§ Short task
Restate the span of lines that starts with the line containing "Clone this chart in Apache ECharts." and ends with the line containing "var chart = echarts.init(document.getElementById('chart'));", word for word, including both, with nothing else.

===== The input

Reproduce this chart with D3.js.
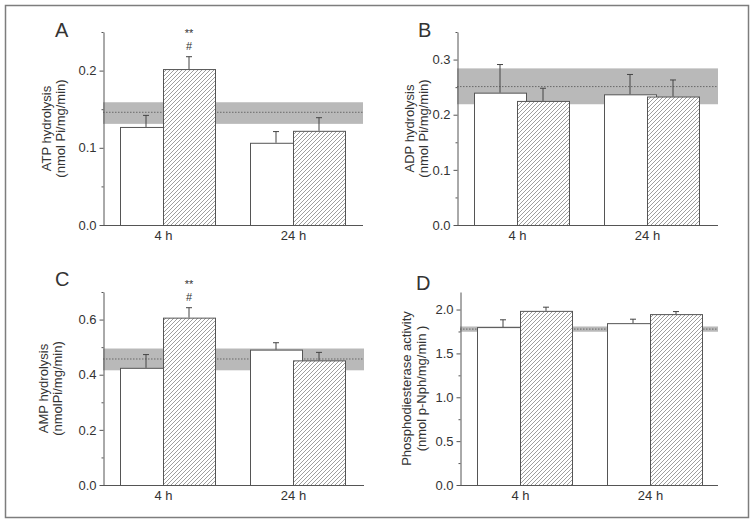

==========
===== The input

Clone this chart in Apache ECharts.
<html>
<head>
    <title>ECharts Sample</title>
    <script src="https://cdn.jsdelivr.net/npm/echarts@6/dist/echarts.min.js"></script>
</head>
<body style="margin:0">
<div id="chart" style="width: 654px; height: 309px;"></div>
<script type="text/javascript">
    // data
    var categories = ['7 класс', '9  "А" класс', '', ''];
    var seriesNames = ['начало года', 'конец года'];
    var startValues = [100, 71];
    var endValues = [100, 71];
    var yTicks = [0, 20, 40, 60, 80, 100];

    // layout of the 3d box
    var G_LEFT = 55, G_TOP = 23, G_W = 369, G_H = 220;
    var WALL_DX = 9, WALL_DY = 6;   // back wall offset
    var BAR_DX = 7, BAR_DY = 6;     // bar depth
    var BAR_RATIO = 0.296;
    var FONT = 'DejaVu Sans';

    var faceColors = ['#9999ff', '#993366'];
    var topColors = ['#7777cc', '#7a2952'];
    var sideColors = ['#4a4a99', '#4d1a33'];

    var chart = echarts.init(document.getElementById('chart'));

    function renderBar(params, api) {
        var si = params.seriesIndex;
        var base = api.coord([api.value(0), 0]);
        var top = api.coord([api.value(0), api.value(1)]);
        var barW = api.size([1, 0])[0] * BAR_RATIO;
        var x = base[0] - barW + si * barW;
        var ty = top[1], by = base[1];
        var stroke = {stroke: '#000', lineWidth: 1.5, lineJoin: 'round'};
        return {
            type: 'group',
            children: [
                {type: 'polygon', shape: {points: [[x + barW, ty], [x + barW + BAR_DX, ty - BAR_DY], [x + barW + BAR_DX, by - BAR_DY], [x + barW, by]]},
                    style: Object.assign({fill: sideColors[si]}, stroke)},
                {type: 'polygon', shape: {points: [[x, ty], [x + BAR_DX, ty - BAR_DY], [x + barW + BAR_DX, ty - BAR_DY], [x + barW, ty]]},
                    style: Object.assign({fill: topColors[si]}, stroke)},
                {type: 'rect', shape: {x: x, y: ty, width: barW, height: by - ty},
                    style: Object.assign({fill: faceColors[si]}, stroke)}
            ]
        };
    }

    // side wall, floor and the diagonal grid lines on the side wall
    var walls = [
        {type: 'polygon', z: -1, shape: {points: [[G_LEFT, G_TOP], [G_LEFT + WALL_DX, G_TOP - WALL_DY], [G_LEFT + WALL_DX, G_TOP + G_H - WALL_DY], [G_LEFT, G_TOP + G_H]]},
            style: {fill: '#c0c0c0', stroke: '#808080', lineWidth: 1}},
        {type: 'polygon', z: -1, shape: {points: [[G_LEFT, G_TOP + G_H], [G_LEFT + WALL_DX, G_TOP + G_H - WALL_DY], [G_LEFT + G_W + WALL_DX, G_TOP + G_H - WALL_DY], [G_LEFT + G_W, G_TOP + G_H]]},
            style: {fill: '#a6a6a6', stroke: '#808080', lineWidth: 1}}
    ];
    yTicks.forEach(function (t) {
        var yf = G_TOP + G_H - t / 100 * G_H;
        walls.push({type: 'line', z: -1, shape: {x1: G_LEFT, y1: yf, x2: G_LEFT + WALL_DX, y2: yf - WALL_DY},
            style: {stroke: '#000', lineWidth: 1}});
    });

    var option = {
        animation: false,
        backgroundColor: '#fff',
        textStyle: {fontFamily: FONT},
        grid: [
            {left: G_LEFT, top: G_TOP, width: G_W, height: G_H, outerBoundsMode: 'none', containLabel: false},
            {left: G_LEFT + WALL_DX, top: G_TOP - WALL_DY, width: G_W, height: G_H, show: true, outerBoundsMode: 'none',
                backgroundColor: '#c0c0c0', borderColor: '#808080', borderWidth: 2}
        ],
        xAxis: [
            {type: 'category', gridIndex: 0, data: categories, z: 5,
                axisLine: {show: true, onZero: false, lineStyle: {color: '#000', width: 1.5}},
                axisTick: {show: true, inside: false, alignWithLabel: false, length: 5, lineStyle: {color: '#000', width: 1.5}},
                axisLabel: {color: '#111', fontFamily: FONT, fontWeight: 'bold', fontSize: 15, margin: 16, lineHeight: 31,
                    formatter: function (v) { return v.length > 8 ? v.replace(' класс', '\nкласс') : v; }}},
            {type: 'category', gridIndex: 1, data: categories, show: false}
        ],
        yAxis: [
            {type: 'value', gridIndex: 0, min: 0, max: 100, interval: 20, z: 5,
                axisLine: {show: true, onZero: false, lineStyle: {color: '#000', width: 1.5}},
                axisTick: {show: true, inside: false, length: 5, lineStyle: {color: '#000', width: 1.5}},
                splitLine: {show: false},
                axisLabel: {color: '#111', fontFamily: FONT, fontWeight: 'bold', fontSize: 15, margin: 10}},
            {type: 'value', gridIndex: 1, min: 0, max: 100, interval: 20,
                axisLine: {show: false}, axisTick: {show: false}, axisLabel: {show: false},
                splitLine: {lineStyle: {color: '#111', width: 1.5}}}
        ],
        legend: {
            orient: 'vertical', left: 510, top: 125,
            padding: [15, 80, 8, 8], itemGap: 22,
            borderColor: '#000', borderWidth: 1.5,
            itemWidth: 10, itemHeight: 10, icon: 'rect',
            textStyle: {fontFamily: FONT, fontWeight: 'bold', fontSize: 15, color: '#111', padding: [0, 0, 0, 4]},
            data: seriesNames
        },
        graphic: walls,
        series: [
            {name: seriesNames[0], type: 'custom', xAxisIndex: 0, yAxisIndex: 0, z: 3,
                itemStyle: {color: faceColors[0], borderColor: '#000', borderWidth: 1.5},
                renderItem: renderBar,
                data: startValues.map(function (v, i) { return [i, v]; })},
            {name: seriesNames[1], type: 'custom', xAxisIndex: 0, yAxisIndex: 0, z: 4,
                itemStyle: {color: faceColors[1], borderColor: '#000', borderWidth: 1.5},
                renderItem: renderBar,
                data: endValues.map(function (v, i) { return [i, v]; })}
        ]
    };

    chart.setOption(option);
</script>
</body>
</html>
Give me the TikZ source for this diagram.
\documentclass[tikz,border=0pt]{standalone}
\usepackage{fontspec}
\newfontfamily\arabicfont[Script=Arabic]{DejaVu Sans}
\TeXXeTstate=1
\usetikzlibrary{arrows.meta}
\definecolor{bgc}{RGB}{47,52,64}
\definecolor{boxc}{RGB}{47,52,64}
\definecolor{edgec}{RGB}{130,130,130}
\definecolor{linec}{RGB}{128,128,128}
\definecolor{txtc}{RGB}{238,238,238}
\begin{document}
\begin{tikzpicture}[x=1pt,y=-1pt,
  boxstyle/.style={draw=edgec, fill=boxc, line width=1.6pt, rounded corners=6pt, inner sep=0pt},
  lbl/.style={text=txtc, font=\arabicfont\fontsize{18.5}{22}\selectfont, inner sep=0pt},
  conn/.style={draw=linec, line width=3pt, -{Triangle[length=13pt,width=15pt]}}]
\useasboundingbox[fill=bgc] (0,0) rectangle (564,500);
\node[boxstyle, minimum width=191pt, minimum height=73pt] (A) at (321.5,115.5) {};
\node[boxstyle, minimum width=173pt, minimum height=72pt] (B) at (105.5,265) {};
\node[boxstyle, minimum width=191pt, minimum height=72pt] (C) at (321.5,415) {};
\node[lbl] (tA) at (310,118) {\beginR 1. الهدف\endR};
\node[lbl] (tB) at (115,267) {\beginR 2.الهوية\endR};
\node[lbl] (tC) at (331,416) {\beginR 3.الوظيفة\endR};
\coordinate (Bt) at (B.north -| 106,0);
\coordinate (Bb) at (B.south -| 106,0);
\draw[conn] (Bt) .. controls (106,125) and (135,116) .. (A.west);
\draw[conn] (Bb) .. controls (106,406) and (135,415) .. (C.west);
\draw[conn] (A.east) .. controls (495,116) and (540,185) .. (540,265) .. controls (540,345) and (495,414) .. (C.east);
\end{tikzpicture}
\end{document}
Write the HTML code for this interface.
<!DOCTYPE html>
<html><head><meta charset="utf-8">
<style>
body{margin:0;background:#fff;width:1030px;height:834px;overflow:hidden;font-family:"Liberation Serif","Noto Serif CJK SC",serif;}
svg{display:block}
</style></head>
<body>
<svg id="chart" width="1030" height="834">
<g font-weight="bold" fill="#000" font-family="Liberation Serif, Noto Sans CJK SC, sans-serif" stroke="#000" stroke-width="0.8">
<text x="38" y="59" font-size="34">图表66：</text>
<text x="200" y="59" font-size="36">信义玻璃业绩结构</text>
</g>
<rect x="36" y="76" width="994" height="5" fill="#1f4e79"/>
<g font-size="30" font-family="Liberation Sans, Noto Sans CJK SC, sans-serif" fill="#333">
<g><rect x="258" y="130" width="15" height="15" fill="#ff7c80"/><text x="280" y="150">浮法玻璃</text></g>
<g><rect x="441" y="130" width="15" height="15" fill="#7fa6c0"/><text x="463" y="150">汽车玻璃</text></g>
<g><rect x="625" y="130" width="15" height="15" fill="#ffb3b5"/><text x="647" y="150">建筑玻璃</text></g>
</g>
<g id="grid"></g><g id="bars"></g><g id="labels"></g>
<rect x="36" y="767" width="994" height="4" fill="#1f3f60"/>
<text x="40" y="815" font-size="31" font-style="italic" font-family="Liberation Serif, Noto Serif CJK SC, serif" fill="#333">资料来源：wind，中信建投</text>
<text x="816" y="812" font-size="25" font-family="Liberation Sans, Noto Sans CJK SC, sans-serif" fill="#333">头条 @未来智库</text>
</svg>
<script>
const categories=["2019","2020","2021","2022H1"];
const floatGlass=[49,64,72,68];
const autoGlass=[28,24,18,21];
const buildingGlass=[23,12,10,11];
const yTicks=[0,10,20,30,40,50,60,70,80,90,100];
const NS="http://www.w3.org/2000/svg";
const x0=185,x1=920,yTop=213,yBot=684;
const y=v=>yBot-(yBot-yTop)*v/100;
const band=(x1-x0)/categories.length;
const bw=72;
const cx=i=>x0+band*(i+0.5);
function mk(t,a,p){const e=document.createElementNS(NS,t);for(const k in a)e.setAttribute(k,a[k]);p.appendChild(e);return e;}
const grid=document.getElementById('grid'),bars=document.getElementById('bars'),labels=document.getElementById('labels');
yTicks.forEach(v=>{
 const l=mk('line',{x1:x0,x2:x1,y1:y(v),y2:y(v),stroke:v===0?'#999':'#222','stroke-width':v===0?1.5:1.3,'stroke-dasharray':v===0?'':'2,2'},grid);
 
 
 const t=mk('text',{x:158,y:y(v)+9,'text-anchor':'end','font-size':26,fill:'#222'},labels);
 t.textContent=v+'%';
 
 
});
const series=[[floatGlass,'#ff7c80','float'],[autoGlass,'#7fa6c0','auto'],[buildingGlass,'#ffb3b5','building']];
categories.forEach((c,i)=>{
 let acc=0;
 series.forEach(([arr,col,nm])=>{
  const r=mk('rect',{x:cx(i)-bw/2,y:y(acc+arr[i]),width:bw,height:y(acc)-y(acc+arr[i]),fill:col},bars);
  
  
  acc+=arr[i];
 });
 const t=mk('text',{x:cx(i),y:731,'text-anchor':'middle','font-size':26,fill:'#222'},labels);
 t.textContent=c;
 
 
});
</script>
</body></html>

==========

§ Answer in full
Clone this chart in Apache ECharts.
<html>
<head>
    <title>ECharts Sample</title>
    <script src="https://cdn.jsdelivr.net/npm/echarts@6/dist/echarts.min.js"></script>
</head>
<body style="margin:0">
<div id="chart" style="width: 654px; height: 309px;"></div>
<script type="text/javascript">
    // data
    var categories = ['7 класс', '9  "А" класс', '', ''];
    var seriesNames = ['начало года', 'конец года'];
    var startValues = [100, 71];
    var endValues = [100, 71];
    var yTicks = [0, 20, 40, 60, 80, 100];

    // layout of the 3d box
    var G_LEFT = 55, G_TOP = 23, G_W = 369, G_H = 220;
    var WALL_DX = 9, WALL_DY = 6;   // back wall offset
    var BAR_DX = 7, BAR_DY = 6;     // bar depth
    var BAR_RATIO = 0.296;
    var FONT = 'DejaVu Sans';

    var faceColors = ['#9999ff', '#993366'];
    var topColors = ['#7777cc', '#7a2952'];
    var sideColors = ['#4a4a99', '#4d1a33'];

    var chart = echarts.init(document.getElementById('chart'));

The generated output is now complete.